Since I was going to be in Denver the night of the perigee moon I decided to use the city as a backdrop. Figuring out where the moon would be exactly as it rose so I could use the city as the backdrop was not an easy task. I choose to use a tool I came across a couple of years ago called The Photographer's Ephemeris (TPE). Its loaded with more information you can ever want and its tied to Google Maps so you can view just about anything that's visible in Google maps including topo maps for planning in rural areas or the mountains.
Checking the date and time of the moonrise in TPE I was able to find out precisely where the moon would rise and where it would be just after rising from the horizon. Once I figured out the moon would be at 102° at 8:06pm, just 28 minutes after rising and about 4.5° above the horizon I had some hard numbers to work with and a direction to look at. One of the cool things with the TPE is you can adjust the point of view anywhere on the map and see a line of sight to the moon or sun. This allowed me to drag it around on the map to see where I would need to be to get the moon against the downtown area of Denver.
The next phase was scouting for the exact spot I would be shooting from because you may figure out where you need to be but until you actually go there you don't know if your going to have access toa good spot and not end up somewhere that's private property . I had a few areas I was looking for and would know better once I was on the ground looking in the direction the moon would be. I stopped at about six places. Pulling out my compass I set it to 100° and found where the moon would be at the time I needed it then took some snapshots to get an idea of what the setting would look like.
After looking at my snapshots when I got home I went through them all to see which might make a good photograph. Looking at the Denver skyline there was a natural V shape in one of my snapshots between the Qwest building and the Four Seasons Hotel. This looked like a good setting for my composition and according to the TPE the moon should sit inside the V shape creating an interesting looking photo. Below is a white circle representing where the moon should be.
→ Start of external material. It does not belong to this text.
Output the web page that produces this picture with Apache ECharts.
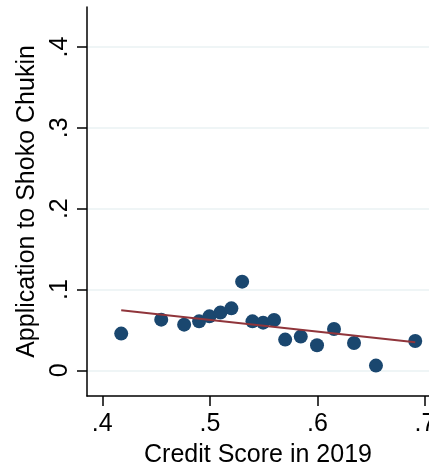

Checking again in TPE I could pinpoint the two buildings that were creating my V shape (circled in red) and fine tune my position for the moonrise (white circle above). In the TPE image below you can see the thick blue line which is the moonrise position and the thinner blue line is the position of the moon at 8:06pm falling right between the two buildings framing my shot. Following the lines on the map I could find the best spot to get the moon between the two buildings. Fortunately there was a culdesac where I needed to be to get this shot. My snapshot from earlier was not far from here so the city should look pretty close to the test shot above. Now I just had to wait.
I arrived early to my spot to make sure I could find parking, get my equipment there, take some test shots and be ready to photograph the moon. Once there I could see there was a fair amount of clouds in the sky and needed some luck to make sure I would be able to see the moonrise. Weather is always a factor but not one you can control. While waiting I exchanged a couple of messages via Twitter with some fellow photographers out there shooting the moon too. Hansrico sent me a message that he was concerned about the clouds but I knew if the clouds didn't cover the moon they would only add to the mood.
Once the moon came up I started snapping bracketed photos of the moon knowing I couldn't expose the moon and the buildings at the same time. The moon looked fantastic when it first came up then started to move in to the clouds. It started to get obscured by the clouds but I got my one shot I needed with a little wisp of cloud in front of the moon making for a great shot.
In the end all my planning was almost ruined by the clouds but because I was ready and had a little bit of luck I was fortunate enough to get a photograph I can be proud of.